Richard Fairchild, 63, was killed by lethal injection Thursday morning in the Oklahoma State Penitentiary in McAlester.

He became the seventh inmate to be executed since the state resumed capital punishment in October 2021 after a six-year pause due to a series of botched executions.

Fairchild was sentenced to death 26 years ago for burning, beating, and killing his girlfriend's son.

Witnesses to the execution said he expressed remorse and apologized to the victim's family.

In Alabama, the execution of 57-year-old Kenneth Smith was set for 6:00 pm (0200 GMT), despite controversy over his sentence.

Smith's lawyers filed a final appeal Wednesday with the Supreme Court, but its conservative majority rejected a stay.
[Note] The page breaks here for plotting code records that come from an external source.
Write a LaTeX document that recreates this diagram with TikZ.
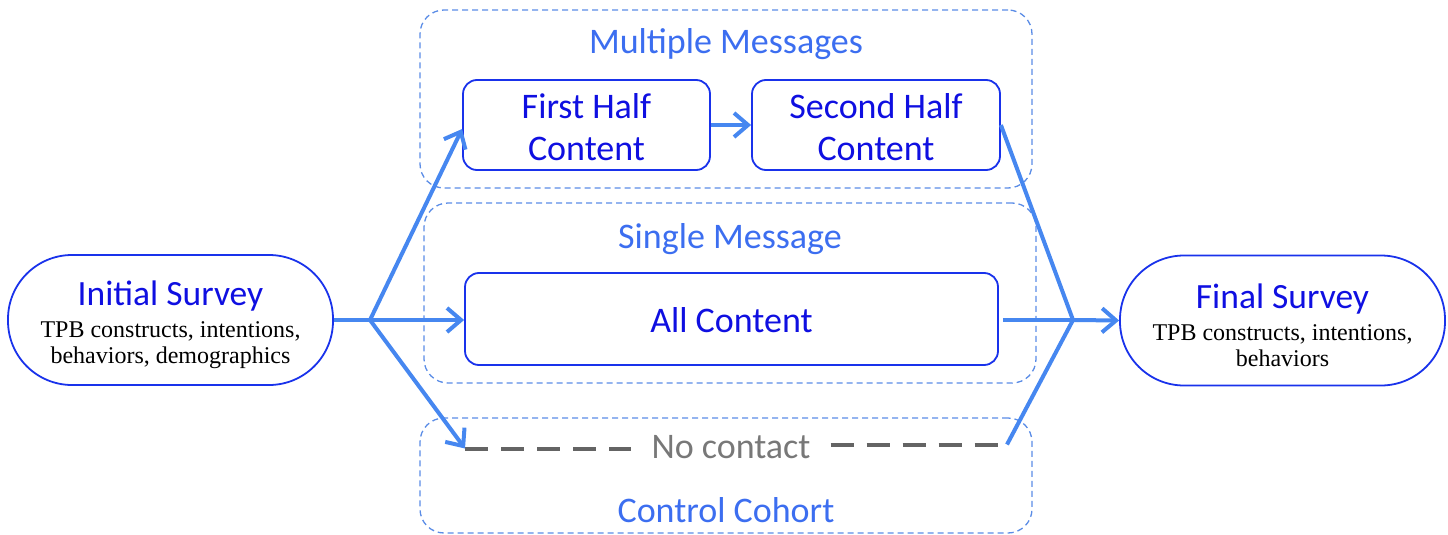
\documentclass[tikz,border=0pt]{standalone}
\usepackage{fontspec}
\setmainfont{Liberation Serif}
\newfontfamily\calfont{Carlito}
\usetikzlibrary{arrows.meta}
\definecolor{nodeblue}{RGB}{25,50,235}
\definecolor{textblue}{RGB}{15,15,225}
\definecolor{grpblue}{RGB}{60,110,240}
\definecolor{dashblue}{RGB}{90,140,230}
\definecolor{conblue}{RGB}{70,135,240}
\definecolor{graydash}{RGB}{100,100,100}
\definecolor{graytext}{RGB}{120,120,120}
\tikzset{
  survey/.style={draw=nodeblue, line width=1.8pt, rounded corners=64pt, minimum width=325pt, minimum height=130pt, align=center, inner sep=0pt, font=\fontsize{24}{26}\selectfont},
  contentbox/.style={draw=nodeblue, line width=1.8pt, rounded corners=14pt, minimum height=90pt, align=center, inner sep=0pt, text=textblue, font=\calfont\fontsize{36}{42}\selectfont},
  groupbox/.style={draw=dashblue, line width=1.3pt, dash pattern=on 6pt off 4pt, rounded corners=24pt, minimum width=612pt, inner sep=0pt},
  grouplabel/.style={text=grpblue, font=\calfont\fontsize{36}{40}\selectfont, anchor=base, inner sep=0pt},
  conn/.style={draw=conblue, line width=4pt},
  arr/.style={conn, -{Straight Barb[length=14pt,width=24pt,line width=4pt]}},
  nocontact/.style={draw=graydash, line width=4pt, dash pattern=on 23pt off 13pt},
}
\begin{document}
\begin{tikzpicture}[x=1pt,y=-1pt]
\useasboundingbox (0,0) rectangle (1448,535);
% group boxes
\node[groupbox, minimum height=178pt] (mm) at (726,99) {};
\node[groupbox, minimum height=180pt] (sm) at (730,293) {};
\node[groupbox, minimum height=115pt] (cc) at (726,475.5) {};
\node[grouplabel] (mml) at (726,54) {Multiple Messages};
\node[grouplabel] (sml) at (730,248) {Single Message};
\node[grouplabel] (ccl) at (726,522) {Control Cohort};
% surveys
\node[survey] (init) at (170.5,320) {\rule{0pt}{35pt}{\calfont\fontsize{35.5}{34}\selectfont\color{textblue}Initial Survey}\\[6pt]TPB constructs, intentions,\\behaviors, demographics};
\node[survey] (final) at (1282.5,320.5) {\rule{0pt}{35pt}{\calfont\fontsize{35.5}{34}\selectfont\color{textblue}Final Survey}\\[6pt]TPB constructs, intentions,\\behaviors};
% content boxes
\node[contentbox, minimum width=247pt] (fh) at (586.5,125) {\rule{0pt}{30pt}First Half\\Content};
\node[contentbox, minimum width=248pt] (sh) at (876,125) {\rule{0pt}{30pt}Second Half\\Content};
\node[contentbox, minimum width=533pt, minimum height=92pt] (all) at (731.5,319) {\rule{0pt}{28pt}All Content};
% no contact
\node[text=graytext, font=\calfont\fontsize{36}{40}\selectfont, inner xsep=20pt, inner ysep=0pt] (nc) at (731,447) {No contact};
\coordinate (ncl) at (465,448.5);
\coordinate (ncr) at (1007,444.5);
\draw[nocontact] (ncl) -- (nc.west |- ncl);
\draw[nocontact] (nc.east |- ncr) -- (ncr);
% connectors
\coordinate (split) at (370,320);
\coordinate (merge) at (1073,320);
\draw[conn] (init.east) -- (split);
\draw[arr] (split) -- ([yshift=-4pt]fh.west);
\draw[arr] (split) -- (all.west |- split);
\draw[arr] (split) -- (ncl);
\draw[arr] (fh.east) -- (sh.west);
\draw[conn, line join=round] (sh.east) -- (merge);
\draw[conn] (all.east |- merge) ++(4pt,0) -- (merge);
\draw[conn, line join=round] (ncr) -- (merge);
\draw[arr] (merge) -- (final.west);
\end{tikzpicture}
\end{document}
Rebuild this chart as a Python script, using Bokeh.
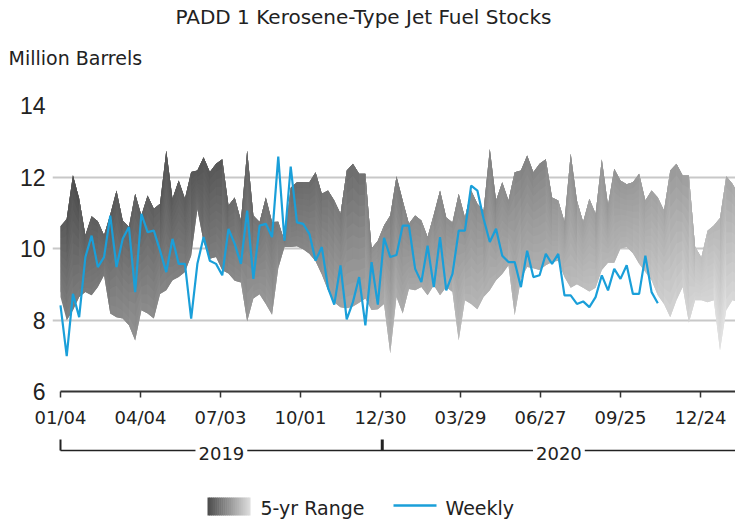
import numpy as np
import pandas as pd
from bokeh.plotting import figure
from bokeh.models import (FixedTicker, DatetimeTickFormatter, Range1d, Label, Title, ColumnDataSource)
from bokeh.layouts import column
from bokeh.embed import file_html
from bokeh.resources import INLINE

# ---------------- data ----------------
title_text = "PADD 1 Kerosene-Type Jet Fuel Stocks"
unit_text = "Million Barrels"
start_date = "2019-01-04"

weekly = [8.41, 6.99, 8.73, 8.08, 9.76, 10.36, 9.48, 9.76, 10.92, 9.48,
          10.27, 10.6, 8.78, 10.97, 10.46, 10.5, 9.94, 9.34, 10.27, 9.57,
          9.57, 8.04, 9.57, 10.32, 9.66, 9.57, 9.25, 10.55, 10.13, 9.57,
          11.06, 9.15, 10.64, 10.69, 10.32, 12.57, 10.22, 12.29, 10.73, 10.69,
          10.41, 9.66, 10.04, 8.9, 8.43, 9.53, 8.02, 8.5, 9.2, 7.85,
          9.62, 8.43, 10.3, 9.76, 9.82, 10.64, 10.64, 9.43, 9.06, 10.08,
          8.92, 10.32, 8.83, 9.29, 10.5, 10.5, 11.76, 11.62, 10.83, 10.18,
          10.55, 9.8, 9.62, 9.62, 8.92, 9.94, 9.2, 9.25, 9.85, 9.57,
          9.85, 8.69, 8.69, 8.45, 8.52, 8.36, 8.64, 9.25, 8.83, 9.43,
          9.15, 9.53, 8.73, 8.73, 9.8, 8.78, 8.47]

range_high = [10.62, 10.83, 12.05, 11.4, 10.37, 10.9, 10.76, 10.37, 10.95, 11.62,
              10.78, 10.6, 11.53, 10.92, 11.48, 11.11, 11.25, 12.74, 11.39, 11.9,
              11.39, 12.14, 12.18, 12.55, 12.14, 12.37, 12.5, 11.2, 11.43, 10.78,
              12.74, 10.92, 10.74, 11.43, 10.74, 10.75, 10.2, 11.7, 11.85, 11.85,
              11.85, 12.13, 11.53, 11.62, 11.34, 10.97, 12.18, 12.37, 12.09, 12.09,
              10.0, 10.22, 10.64, 10.92, 12.02, 11.34, 10.69, 10.92, 10.78, 10.32,
              10.95, 11.62, 10.87, 10.73, 11.53, 10.87, 11.62, 11.25, 11.06, 12.78,
              11.34, 11.85, 11.34, 12.13, 12.18, 12.6, 12.13, 12.37, 12.5, 11.43,
              11.34, 10.75, 12.66, 11.34, 10.74, 11.39, 10.97, 12.5, 11.2, 12.23,
              11.9, 11.8, 11.85, 12.09, 11.34, 11.62, 11.43, 11.06, 12.18, 12.37,
              12.04, 12.04, 10.04, 9.75, 10.5, 10.64, 10.85, 12.02, 11.81, 11.5]

range_low = [8.64, 7.99, 8.27, 8.64, 8.78, 8.69, 8.92, 9.25, 8.18, 8.08,
             8.04, 7.85, 7.43, 8.27, 8.18, 8.04, 8.73, 8.83, 9.11, 9.2,
             9.34, 9.8, 11.1, 10.18, 9.71, 9.76, 9.39, 9.3, 9.1, 9.05,
             7.96, 8.6, 8.72, 8.45, 8.15, 9.45, 10.04, 10.04, 10.06, 9.98,
             9.85, 9.64, 9.27, 8.83, 8.5, 8.36, 8.33, 8.38, 8.48, 8.6,
             8.28, 8.3, 8.45, 7.06, 8.64, 8.18, 8.87, 8.83, 8.92, 8.69,
             8.97, 8.69, 8.92, 8.78, 7.43, 8.55, 8.45, 8.3, 8.64, 8.83,
             9.11, 9.29, 9.53, 8.13, 9.15, 9.48, 9.45, 9.4, 9.53, 9.62,
             9.66, 9.2, 8.9, 9.0, 8.9, 8.8, 8.9, 9.4, 9.6, 9.6,
             10.0, 10.04, 9.87, 9.57, 9.34, 9.11, 8.69, 8.45, 8.08, 8.55,
             8.92, 7.92, 8.55, 8.55, 8.5, 8.55, 7.15, 8.27, 8.55, 8.5]

tick_dates = ["2019-01-04", "2019-04-04", "2019-07-03", "2019-10-01", "2019-12-30",
              "2020-03-29", "2020-06-27", "2020-09-25", "2020-12-24"]
y_ticks = [6, 8, 10, 12, 14]
year_names = ["2019", "2020"]
year_bounds = ["2019-01-04", "2020-01-01"]
legend_names = ["5-yr Range", "Weekly"]

x_start_date = "2018-12-26"
x_end_date = "2021-02-01 10:00"


def ms(d):
    return pd.Timestamp(d).value / 1e6


week_x = [ms(d) for d in pd.date_range(start_date, periods=len(weekly), freq="7D")]
band_x = [ms(d) for d in pd.date_range(start_date, periods=len(range_high), freq="7D")]
x0, x1 = ms(x_start_date), ms(x_end_date)

BLUE = "#1a9fd9"
TXT = "#222222"
FONT = "DejaVu Sans"
W = 735
LEFT = 52


def gray(g):
    g = int(round(max(55, min(236, g))))
    return "#%02x%02x%02x" % (g, g, g)


# ---------------- gradient band (overlapping tiles, painter's order) ----------------
M = 12
xs, ys, cols = [], [], []
nb = len(band_x)
for k in range(nb - 1):
    kk = [k, k + 1] + ([k + 2] if k + 2 < nb else [])
    for j in range(M):
        ta = j / M
        tb = min(1.0, (j + 2) / M)
        low_pts = [range_low[i] + (range_high[i] - range_low[i]) * ta for i in kk]
        up_pts = [range_low[i] + (range_high[i] - range_low[i]) * tb for i in kk]
        xs.append([band_x[i] for i in kk] + [band_x[i] for i in reversed(kk)])
        ys.append(low_pts + list(reversed(up_pts)))
        tmid = (j + 0.5) / M
        xm = (band_x[k] + band_x[k + 1]) / 2
        ym = np.mean([range_low[i] + (range_high[i] - range_low[i]) * tmid for i in (k, k + 1)])
        xf = (xm - x0) / (x1 - x0)
        cols.append(gray(85 + 95 * xf + 15 * (11 - ym)))

band_src = ColumnDataSource(dict(xs=xs, ys=ys, c=cols))
line_src = ColumnDataSource(dict(x=week_x, y=weekly))

# ---------------- main plot ----------------
p = figure(width=W, height=430, x_axis_type="datetime",
           x_range=Range1d(x0, x1), y_range=Range1d(6, 14),
           toolbar_location=None, output_backend="svg",
           min_border_left=LEFT, min_border_right=0, min_border_top=105, min_border_bottom=39)
p.title.visible = False
p.outline_line_color = None

# titles (first added = nearest the plot)
p.add_layout(Title(text="\u00a0", text_font=FONT, text_font_size="10px", standoff=9), "above")
p.add_layout(Title(text=unit_text, align="left", offset=-44, standoff=30,
                   text_font=FONT, text_font_size="19px", text_font_style="normal",
                   text_color=TXT), "above")
p.add_layout(Title(text=title_text, align="left", offset=123, standoff=2,
                   text_font=FONT, text_font_size="20px", text_font_style="normal",
                   text_color=TXT), "above")

p.patches("xs", "ys", source=band_src, fill_color="c", line_color=None)
p.line("x", "y", source=line_src, line_color=BLUE, line_width=2.2)

p.xgrid.visible = False
p.ygrid.ticker = FixedTicker(ticks=y_ticks)
p.ygrid.grid_line_color = "#c8c8c8"
p.ygrid.grid_line_width = 2

yax = p.yaxis[0]
yax.ticker = FixedTicker(ticks=y_ticks)
yax.axis_line_color = None
yax.major_tick_line_color = None
yax.minor_tick_line_color = None
yax.major_tick_out = 0
yax.minor_tick_out = 0
yax.major_label_standoff = 7
yax.major_label_text_font = "Liberation Sans"
yax.major_label_text_font_size = "23px"
yax.major_label_text_color = TXT

xax = p.xaxis[0]
xax.ticker = FixedTicker(ticks=[ms(d) for d in tick_dates])
xax.formatter = DatetimeTickFormatter(days="%m/%d", months="%m/%d", years="%m/%d",
                                      hours="%m/%d", hourmin="%m/%d")
xax.bounds = (ms(start_date), x1)
xax.axis_line_color = "#333333"
xax.axis_line_width = 2
xax.major_tick_line_color = "#333333"
xax.major_tick_line_width = 1.5
xax.major_tick_in = 0
xax.major_tick_out = 6
xax.minor_tick_line_color = None
xax.minor_tick_out = 0
xax.major_label_standoff = 9
xax.major_label_text_font = FONT
xax.major_label_text_font_size = "18px"
xax.major_label_text_color = TXT

# ---------------- year bracket (shares the x scale) ----------------
yrs = figure(width=W, height=40, x_range=p.x_range, y_range=Range1d(0, 40),
             toolbar_location=None, output_backend="svg",
             min_border_left=LEFT, min_border_right=0, min_border_top=0, min_border_bottom=0,
             x_axis_location=None, y_axis_location=None)
yrs.outline_line_color = None
yrs.grid.visible = False
yb = [ms(d) for d in year_bounds]
yrs.line([yb[0], x1], [20, 20], line_color=TXT, line_width=1.5)
yrs.segment(x0=yb, y0=[20, 20], x1=yb, y1=[31, 31], line_color=TXT, line_width=[2, 3])
edges = yb + [x1]
for i, name in enumerate(year_names):
    mid = (edges[i] + edges[i + 1]) / 2
    yrs.add_layout(Label(x=mid, y=17.5, text=name, text_align="center",
                         text_baseline="middle", text_font=FONT, text_font_size="18px",
                         text_color=TXT, background_fill_color="white", padding=3))

# ---------------- legend ----------------
leg = figure(width=W, height=52, x_range=Range1d(LEFT, W), y_range=Range1d(0, 52),
             toolbar_location=None, output_backend="svg",
             min_border_left=LEFT, min_border_right=0, min_border_top=0, min_border_bottom=0,
             x_axis_location=None, y_axis_location=None)
leg.outline_line_color = None
leg.grid.visible = False
n_sw = 22
sw_l = [207 + 43 * i / n_sw for i in range(n_sw)]
sw_r = [207 + 43 * min(n_sw, i + 1.3) / n_sw for i in range(n_sw)]
sw_c = [gray(78 + 142 * i / (n_sw - 1)) for i in range(n_sw)]
leg.quad(left=sw_l, right=sw_r, bottom=7, top=25, fill_color=sw_c, line_color=None)
leg.line([393, 436], [17, 17], line_color=BLUE, line_width=2.5)
leg.add_layout(Label(x=260, y=14.5, text=legend_names[0], text_baseline="middle",
                     text_font=FONT, text_font_size="19px", text_color=TXT))
leg.add_layout(Label(x=445, y=14.5, text=legend_names[1], text_baseline="middle",
                     text_font=FONT, text_font_size="19px", text_color=TXT))

layout = column(p, yrs, leg)
open("out.html", "w").write(file_html(layout, INLINE))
That meant officials were cleared to carry out the execution from about 10 pm, with two hours before the inmate's death warrant expired, Alabama Department of Corrections commissioner John Q. Hamm told reporters.

"At approximately 11.21 pm, we called off the execution," he said, adding that it was judged unlikely they could complete the process before the death warrant expired.

In 1988, a man hired Smith, alongside another hitman, to kill his wife and make it look like a burglary.

The husband killed himself a week after the murder and police focused on the two assassins.

Smith was sentenced to death, but an appeals court overturned the ruling and called for a fresh trial.

He was again convicted in 1996, but the jurors were divided over the sentence, and 11 out of 12 recommended a life sentence.

The judge overrode the jury and imposed the death sentence, a legal move that is now banned across the United States.